> **Work to do**
Check each line of the data for "this" and select those that have it.

Records from a dataset
-*-*-

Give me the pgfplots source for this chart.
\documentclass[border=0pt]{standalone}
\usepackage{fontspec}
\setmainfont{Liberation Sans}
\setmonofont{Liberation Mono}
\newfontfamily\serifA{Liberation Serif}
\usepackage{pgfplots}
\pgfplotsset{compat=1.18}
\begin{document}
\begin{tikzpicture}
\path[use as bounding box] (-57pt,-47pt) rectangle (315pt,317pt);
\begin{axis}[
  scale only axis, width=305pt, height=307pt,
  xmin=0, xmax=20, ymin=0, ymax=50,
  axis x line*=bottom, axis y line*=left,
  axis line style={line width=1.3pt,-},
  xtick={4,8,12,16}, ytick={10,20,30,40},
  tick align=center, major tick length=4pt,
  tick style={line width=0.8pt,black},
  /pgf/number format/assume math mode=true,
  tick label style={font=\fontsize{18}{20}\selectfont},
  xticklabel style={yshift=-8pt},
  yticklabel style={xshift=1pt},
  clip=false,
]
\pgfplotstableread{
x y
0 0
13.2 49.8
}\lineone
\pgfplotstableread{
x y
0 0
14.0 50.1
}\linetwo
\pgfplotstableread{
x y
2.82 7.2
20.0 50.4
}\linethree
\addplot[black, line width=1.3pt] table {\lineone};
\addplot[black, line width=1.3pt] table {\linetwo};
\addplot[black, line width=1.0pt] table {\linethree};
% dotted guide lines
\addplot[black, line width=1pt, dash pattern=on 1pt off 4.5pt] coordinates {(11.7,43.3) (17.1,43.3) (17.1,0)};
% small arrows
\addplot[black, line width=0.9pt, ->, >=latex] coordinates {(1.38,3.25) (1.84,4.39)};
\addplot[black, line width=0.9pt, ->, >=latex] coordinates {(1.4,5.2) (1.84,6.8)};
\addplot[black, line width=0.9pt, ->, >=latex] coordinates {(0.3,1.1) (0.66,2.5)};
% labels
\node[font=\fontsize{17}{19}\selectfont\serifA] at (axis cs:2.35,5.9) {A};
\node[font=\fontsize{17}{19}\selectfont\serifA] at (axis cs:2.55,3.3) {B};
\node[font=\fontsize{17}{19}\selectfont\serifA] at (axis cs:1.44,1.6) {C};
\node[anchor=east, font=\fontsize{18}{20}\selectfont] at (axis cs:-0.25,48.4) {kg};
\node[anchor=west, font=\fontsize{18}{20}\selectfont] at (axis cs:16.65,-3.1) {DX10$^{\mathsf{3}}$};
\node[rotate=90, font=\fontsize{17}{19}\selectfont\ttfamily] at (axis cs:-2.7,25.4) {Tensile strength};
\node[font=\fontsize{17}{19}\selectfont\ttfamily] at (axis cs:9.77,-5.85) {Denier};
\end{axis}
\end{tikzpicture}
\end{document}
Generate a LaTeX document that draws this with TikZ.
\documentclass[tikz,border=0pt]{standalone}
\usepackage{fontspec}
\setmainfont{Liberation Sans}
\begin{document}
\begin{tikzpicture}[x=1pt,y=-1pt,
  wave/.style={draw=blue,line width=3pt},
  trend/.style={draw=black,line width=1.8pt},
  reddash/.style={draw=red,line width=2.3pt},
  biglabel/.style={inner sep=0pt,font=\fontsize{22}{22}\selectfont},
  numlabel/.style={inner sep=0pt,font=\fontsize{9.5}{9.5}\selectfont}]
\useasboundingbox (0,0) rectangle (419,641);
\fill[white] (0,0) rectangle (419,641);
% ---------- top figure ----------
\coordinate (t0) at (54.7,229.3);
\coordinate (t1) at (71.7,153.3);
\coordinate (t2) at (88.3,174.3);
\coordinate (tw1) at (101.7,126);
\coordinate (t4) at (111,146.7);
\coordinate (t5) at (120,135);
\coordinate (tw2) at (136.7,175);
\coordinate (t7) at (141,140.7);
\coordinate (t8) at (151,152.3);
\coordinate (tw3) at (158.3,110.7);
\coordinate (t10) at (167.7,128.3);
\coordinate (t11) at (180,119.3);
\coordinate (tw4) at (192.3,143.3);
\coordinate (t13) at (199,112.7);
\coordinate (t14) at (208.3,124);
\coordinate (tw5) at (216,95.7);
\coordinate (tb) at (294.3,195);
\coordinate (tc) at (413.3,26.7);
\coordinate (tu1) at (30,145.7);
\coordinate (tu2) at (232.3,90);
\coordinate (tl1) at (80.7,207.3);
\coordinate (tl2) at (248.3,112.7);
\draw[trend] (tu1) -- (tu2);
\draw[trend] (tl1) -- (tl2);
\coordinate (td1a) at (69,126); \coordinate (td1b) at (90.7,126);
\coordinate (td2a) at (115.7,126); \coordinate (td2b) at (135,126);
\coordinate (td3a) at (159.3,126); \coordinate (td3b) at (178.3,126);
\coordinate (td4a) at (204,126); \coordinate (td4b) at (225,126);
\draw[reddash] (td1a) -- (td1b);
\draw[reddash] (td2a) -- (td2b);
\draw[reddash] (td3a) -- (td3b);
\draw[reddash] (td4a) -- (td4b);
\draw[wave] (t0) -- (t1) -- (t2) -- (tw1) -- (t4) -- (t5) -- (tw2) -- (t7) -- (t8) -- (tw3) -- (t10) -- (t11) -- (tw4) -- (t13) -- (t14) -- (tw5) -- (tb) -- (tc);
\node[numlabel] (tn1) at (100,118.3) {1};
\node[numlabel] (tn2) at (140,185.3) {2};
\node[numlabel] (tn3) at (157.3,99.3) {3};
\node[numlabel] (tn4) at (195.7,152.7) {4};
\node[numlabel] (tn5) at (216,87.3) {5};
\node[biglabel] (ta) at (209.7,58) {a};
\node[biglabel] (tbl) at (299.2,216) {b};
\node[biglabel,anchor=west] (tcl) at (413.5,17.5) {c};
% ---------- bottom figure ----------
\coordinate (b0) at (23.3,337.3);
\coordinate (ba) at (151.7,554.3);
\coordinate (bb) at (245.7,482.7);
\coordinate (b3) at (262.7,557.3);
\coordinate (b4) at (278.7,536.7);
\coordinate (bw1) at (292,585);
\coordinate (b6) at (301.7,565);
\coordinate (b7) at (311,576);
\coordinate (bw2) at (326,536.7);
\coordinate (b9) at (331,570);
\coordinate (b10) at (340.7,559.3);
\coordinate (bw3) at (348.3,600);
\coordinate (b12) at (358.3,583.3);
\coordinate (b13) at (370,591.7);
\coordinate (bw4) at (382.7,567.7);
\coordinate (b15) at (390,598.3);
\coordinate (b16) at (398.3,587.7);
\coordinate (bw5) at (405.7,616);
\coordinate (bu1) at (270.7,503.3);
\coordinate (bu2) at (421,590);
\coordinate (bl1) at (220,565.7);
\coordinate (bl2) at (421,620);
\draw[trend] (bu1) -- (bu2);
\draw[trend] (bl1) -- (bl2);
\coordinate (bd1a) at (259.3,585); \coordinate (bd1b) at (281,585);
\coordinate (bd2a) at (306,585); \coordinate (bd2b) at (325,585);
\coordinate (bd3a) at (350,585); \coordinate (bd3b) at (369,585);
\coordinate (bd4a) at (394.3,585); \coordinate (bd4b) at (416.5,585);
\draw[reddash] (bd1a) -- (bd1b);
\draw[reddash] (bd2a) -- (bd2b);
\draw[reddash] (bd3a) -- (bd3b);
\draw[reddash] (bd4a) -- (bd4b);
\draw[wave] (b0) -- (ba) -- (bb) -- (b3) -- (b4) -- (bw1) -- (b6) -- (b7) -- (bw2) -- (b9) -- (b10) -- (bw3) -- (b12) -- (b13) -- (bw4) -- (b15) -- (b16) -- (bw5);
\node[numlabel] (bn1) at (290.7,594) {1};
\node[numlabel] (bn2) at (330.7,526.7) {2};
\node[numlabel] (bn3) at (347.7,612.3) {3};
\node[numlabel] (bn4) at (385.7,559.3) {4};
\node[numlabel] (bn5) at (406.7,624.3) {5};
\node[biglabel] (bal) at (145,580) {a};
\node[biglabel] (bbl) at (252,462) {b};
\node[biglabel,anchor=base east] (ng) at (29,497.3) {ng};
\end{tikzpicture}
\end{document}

-*-*-

> **Expected output**
Give me the pgfplots source for this chart.
Generate a LaTeX document that draws this with TikZ.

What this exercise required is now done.